**GIVEN TASK:** Using the listing below, give again exactly the lines from the line with "Clone this chart in seaborn and matplotlib." to the line with "from matplotlib.ticker import", inclusive, without the pictures.

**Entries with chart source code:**
◆ ◆ ◆ ◆

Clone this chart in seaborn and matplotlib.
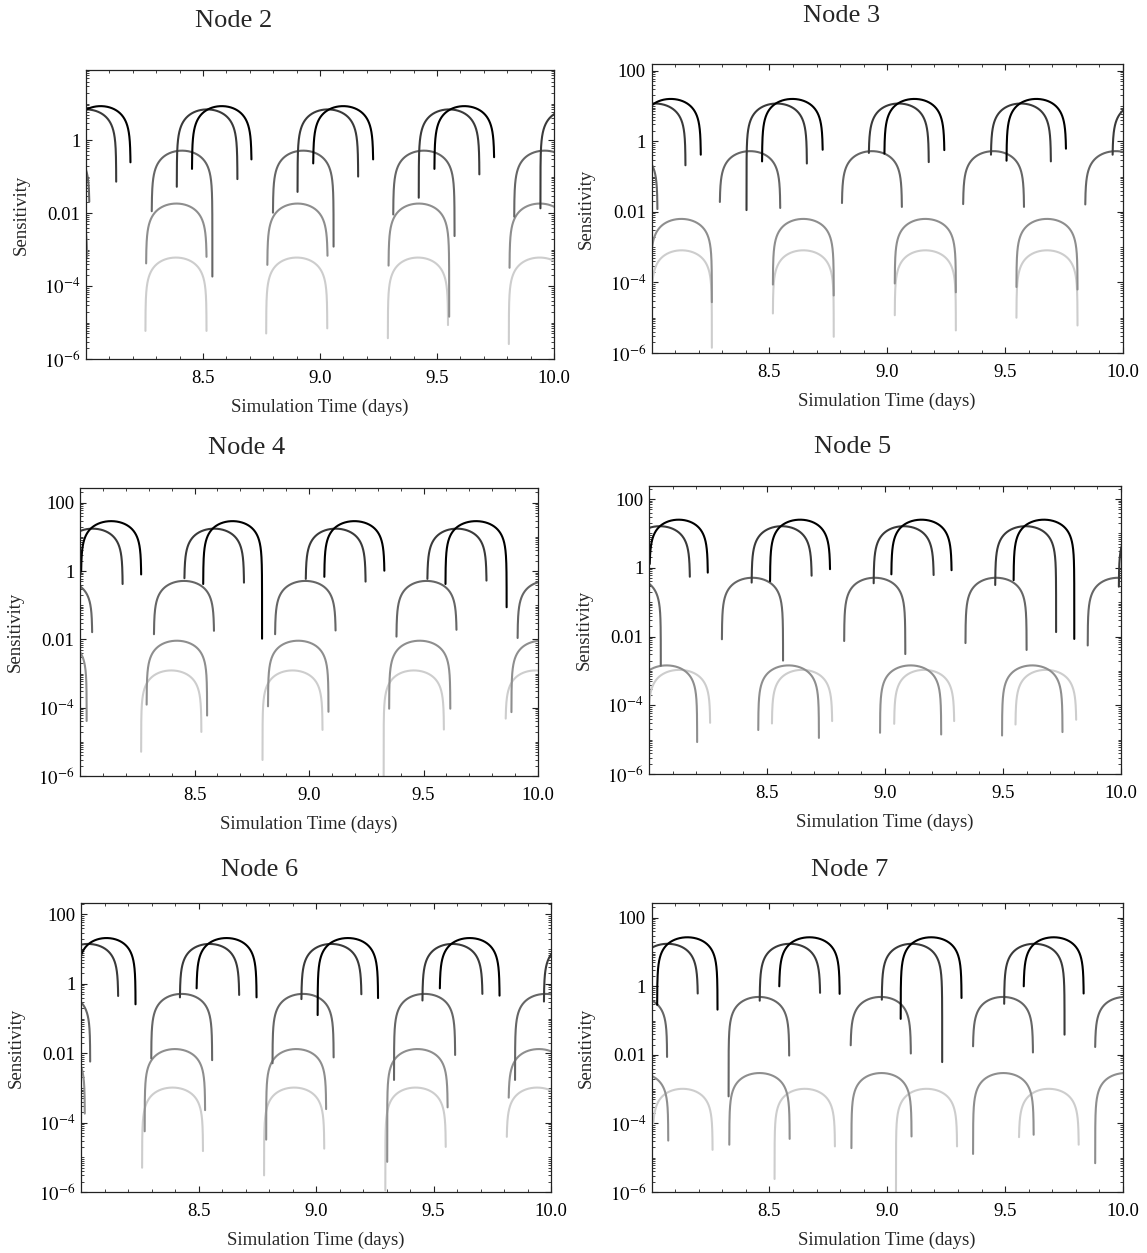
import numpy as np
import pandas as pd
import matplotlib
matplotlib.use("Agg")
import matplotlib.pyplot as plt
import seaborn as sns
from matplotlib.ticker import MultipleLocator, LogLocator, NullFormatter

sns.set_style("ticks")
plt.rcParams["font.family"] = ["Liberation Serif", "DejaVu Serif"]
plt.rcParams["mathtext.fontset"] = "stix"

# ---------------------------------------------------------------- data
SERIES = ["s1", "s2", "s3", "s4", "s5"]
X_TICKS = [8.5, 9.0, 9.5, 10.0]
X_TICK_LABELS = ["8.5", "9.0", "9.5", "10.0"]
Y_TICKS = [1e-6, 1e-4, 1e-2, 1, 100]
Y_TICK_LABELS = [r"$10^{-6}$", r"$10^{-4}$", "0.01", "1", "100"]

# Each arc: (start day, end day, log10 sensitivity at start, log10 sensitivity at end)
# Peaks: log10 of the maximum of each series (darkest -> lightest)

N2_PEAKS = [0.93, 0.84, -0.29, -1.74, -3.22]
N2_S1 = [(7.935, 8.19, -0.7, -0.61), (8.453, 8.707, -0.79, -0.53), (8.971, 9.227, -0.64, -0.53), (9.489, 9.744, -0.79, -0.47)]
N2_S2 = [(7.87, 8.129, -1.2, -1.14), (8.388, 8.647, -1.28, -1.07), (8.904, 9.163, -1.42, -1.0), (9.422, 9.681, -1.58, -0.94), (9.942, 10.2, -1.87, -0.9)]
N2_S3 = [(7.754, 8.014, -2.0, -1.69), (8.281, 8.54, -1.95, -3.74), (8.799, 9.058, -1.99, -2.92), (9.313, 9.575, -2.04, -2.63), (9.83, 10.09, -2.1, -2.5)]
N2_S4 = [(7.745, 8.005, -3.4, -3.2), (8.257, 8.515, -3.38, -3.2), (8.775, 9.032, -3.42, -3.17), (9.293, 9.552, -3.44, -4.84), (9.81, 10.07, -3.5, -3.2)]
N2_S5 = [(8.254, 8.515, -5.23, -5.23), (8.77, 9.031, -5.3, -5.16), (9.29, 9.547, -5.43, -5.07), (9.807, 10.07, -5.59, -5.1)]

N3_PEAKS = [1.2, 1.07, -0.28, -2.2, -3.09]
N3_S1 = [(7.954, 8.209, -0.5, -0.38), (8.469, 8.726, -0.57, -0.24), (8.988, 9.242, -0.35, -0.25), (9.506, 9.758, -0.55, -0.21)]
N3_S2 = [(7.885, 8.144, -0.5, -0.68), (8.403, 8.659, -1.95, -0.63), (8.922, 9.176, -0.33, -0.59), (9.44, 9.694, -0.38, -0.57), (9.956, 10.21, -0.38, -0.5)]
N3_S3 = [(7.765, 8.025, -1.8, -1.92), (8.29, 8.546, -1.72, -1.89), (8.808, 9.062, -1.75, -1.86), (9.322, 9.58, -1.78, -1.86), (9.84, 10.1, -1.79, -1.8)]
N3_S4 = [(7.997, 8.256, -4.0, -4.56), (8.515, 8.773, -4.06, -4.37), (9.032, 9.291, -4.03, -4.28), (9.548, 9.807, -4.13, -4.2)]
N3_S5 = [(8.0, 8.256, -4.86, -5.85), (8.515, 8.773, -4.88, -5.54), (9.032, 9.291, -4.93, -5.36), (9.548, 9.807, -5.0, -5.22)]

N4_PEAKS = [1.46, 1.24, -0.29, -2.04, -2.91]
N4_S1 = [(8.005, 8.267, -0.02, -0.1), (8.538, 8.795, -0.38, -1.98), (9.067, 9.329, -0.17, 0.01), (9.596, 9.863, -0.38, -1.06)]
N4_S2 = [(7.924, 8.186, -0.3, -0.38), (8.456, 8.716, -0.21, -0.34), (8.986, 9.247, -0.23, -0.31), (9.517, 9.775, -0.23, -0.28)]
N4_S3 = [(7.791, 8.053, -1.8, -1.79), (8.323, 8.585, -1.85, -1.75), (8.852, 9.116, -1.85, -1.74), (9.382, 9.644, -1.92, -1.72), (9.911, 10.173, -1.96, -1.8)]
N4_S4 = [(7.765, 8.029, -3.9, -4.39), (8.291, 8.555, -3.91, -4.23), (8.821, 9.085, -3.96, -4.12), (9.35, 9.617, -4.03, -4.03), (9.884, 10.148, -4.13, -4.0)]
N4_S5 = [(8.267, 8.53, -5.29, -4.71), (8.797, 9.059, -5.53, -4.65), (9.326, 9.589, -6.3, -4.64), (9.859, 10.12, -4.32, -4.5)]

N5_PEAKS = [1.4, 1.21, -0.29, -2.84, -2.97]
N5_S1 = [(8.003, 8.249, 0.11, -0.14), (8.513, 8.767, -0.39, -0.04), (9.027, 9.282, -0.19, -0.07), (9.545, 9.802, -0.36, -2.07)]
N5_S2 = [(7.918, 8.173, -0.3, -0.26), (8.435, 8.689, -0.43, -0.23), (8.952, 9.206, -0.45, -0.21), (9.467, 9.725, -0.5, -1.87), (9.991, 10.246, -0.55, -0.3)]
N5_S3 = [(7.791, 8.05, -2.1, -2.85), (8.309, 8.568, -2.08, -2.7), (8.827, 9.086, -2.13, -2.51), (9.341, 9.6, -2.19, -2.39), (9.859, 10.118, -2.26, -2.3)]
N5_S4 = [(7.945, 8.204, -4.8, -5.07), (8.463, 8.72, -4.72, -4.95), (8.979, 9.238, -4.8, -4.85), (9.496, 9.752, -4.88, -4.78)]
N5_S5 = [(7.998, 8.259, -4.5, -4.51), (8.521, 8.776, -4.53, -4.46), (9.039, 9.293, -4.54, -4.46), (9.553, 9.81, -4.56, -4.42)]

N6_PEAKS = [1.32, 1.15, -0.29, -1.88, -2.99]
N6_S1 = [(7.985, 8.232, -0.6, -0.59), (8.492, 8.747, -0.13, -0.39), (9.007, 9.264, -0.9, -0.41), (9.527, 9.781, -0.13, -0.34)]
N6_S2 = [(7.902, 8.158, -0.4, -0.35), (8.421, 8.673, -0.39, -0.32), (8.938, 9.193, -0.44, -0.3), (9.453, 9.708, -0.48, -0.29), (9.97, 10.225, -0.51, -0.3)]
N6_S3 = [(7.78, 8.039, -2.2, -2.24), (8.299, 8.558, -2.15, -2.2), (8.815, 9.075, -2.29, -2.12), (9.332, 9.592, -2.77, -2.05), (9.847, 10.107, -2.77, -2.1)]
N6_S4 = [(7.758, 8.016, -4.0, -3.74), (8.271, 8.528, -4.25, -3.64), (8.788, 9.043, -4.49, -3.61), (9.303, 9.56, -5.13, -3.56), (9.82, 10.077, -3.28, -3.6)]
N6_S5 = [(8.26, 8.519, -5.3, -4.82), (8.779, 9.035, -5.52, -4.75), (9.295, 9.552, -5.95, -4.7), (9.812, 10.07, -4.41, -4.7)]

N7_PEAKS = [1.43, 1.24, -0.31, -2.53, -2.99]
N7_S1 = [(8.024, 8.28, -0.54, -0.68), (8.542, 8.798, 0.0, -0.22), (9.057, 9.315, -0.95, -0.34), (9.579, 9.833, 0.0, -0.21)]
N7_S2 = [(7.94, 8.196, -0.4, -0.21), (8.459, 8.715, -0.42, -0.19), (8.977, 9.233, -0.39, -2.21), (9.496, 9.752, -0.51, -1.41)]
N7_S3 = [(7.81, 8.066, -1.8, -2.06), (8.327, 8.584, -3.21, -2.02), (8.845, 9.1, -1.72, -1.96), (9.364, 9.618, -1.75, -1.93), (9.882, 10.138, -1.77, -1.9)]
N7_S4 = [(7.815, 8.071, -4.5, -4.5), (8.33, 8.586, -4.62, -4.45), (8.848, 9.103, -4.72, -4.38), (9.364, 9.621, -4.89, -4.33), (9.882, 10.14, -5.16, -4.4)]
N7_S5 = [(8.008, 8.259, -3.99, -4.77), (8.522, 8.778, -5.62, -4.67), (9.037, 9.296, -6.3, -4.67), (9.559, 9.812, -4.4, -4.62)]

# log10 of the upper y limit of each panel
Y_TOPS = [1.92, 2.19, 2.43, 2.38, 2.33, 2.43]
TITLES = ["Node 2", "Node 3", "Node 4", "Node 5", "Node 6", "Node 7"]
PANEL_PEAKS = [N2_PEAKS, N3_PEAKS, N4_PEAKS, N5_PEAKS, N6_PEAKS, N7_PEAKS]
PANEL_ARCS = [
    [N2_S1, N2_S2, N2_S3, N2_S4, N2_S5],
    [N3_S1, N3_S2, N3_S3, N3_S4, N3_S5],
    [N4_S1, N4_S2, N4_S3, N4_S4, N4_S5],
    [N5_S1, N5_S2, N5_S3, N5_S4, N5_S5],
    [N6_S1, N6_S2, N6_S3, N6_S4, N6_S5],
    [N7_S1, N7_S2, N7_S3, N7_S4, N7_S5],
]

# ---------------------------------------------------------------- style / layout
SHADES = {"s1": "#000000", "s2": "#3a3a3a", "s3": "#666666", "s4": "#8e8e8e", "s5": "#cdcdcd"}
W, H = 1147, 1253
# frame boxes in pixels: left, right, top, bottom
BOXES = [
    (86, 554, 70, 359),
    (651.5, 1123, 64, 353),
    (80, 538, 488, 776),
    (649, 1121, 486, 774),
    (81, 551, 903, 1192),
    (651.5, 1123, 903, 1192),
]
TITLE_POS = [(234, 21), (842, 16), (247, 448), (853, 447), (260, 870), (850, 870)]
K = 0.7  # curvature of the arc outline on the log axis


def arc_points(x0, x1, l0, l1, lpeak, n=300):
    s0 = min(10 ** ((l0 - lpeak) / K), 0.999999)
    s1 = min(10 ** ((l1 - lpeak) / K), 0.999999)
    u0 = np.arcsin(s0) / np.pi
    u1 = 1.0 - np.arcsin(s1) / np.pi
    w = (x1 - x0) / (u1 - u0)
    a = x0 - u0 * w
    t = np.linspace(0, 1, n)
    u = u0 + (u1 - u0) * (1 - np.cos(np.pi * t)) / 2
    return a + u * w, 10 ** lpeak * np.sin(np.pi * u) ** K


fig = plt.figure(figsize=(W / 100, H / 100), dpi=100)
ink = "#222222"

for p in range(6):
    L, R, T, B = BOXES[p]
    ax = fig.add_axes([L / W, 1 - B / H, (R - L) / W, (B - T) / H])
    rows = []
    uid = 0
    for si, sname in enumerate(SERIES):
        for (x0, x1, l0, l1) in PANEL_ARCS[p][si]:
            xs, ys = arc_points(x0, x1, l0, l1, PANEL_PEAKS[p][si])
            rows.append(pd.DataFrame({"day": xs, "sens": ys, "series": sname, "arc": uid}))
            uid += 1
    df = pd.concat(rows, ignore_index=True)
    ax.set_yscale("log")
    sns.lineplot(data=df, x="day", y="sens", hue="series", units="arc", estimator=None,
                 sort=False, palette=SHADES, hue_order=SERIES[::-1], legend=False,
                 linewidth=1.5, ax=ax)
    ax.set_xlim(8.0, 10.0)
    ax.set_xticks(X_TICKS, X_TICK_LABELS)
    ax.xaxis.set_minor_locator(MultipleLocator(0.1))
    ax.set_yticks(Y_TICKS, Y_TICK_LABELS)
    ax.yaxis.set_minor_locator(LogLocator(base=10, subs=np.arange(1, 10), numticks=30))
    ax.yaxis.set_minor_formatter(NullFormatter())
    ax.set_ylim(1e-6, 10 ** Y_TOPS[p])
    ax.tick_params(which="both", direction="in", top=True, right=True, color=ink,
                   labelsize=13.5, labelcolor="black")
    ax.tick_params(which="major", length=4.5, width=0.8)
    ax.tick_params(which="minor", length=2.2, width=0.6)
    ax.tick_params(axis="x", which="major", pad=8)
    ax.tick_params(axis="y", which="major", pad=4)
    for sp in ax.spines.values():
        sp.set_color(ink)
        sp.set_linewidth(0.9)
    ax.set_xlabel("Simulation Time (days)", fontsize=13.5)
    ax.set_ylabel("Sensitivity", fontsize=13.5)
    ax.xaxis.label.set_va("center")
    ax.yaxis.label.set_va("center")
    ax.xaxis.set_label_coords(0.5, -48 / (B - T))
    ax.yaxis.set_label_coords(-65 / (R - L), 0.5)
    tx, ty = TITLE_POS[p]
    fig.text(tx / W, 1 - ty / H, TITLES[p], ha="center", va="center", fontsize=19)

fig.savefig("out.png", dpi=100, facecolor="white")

◆ ◆ ◆ ◆

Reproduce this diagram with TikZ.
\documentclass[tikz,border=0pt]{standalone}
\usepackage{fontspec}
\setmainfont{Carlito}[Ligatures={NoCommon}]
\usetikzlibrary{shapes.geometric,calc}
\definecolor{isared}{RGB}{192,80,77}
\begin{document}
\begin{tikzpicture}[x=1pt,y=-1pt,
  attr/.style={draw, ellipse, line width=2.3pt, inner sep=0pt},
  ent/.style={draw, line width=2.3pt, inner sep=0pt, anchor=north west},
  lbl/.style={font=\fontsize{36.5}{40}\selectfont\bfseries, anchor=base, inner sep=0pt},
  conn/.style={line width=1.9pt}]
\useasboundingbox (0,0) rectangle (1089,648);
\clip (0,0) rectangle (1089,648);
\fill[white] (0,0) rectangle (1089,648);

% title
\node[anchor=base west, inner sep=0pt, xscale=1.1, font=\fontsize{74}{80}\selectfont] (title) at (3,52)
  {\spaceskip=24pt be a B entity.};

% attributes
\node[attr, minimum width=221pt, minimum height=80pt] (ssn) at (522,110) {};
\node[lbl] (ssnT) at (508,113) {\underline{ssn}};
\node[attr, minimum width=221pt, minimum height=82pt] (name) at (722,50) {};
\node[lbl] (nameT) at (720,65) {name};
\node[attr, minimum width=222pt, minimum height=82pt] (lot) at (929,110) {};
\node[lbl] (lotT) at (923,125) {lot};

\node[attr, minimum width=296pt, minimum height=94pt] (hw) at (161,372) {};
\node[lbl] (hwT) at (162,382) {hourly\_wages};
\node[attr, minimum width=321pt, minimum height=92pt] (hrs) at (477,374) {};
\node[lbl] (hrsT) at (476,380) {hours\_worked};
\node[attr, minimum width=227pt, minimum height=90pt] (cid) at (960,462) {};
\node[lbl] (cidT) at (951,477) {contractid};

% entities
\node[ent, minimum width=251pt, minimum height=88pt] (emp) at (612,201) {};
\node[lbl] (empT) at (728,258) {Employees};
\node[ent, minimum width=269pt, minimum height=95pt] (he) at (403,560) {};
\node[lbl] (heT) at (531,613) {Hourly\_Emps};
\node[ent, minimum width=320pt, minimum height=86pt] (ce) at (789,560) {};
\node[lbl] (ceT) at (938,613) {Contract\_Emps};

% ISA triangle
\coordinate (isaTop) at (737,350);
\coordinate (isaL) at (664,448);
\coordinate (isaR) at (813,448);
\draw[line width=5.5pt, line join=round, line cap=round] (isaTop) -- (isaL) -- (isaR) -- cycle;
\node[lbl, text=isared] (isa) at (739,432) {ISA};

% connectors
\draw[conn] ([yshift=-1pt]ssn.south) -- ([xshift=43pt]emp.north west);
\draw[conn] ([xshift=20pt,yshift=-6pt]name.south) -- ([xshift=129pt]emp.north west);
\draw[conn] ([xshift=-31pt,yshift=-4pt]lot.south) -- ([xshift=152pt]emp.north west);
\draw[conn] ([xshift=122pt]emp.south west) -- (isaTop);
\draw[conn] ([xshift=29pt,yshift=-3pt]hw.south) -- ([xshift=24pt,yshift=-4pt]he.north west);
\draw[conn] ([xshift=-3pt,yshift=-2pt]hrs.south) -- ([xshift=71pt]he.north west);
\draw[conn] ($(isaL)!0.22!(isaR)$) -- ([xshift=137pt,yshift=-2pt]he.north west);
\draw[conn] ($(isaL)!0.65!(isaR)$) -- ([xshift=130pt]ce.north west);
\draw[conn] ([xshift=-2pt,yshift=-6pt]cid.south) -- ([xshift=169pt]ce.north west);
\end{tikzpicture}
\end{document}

◆ ◆ ◆ ◆

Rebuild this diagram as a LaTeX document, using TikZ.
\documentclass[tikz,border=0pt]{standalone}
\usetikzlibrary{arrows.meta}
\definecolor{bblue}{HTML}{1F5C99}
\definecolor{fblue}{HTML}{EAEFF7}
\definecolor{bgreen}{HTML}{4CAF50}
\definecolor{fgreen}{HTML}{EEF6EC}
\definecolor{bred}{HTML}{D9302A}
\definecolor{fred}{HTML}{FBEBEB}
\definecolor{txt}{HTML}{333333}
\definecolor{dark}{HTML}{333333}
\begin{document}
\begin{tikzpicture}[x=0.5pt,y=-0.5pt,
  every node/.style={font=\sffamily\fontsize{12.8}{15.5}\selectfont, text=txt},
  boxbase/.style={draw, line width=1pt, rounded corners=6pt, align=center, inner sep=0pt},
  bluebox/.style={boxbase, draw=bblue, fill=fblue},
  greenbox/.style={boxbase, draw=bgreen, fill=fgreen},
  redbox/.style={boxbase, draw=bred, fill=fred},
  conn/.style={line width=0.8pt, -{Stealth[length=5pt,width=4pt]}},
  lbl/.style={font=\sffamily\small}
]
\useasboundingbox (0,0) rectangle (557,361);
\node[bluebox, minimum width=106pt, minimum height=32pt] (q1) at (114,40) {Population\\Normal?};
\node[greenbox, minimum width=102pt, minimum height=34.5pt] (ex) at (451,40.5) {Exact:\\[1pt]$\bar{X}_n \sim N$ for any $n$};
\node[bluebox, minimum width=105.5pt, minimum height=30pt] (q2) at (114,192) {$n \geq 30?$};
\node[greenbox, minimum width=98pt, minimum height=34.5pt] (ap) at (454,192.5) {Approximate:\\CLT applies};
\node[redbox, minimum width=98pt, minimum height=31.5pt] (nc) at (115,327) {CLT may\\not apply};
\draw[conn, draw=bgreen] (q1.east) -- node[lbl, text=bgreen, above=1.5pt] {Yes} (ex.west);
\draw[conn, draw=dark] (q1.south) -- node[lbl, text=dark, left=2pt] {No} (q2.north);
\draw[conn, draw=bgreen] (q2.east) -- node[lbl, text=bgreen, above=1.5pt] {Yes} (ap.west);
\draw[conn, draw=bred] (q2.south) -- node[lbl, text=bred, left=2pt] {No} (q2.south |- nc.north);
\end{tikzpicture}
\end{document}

◆ ◆ ◆ ◆

**FINAL RESULT:**
Clone this chart in seaborn and matplotlib.
import numpy as np
import pandas as pd
import matplotlib
matplotlib.use("Agg")
import matplotlib.pyplot as plt
import seaborn as sns
from matplotlib.ticker import MultipleLocator, LogLocator, NullFormatter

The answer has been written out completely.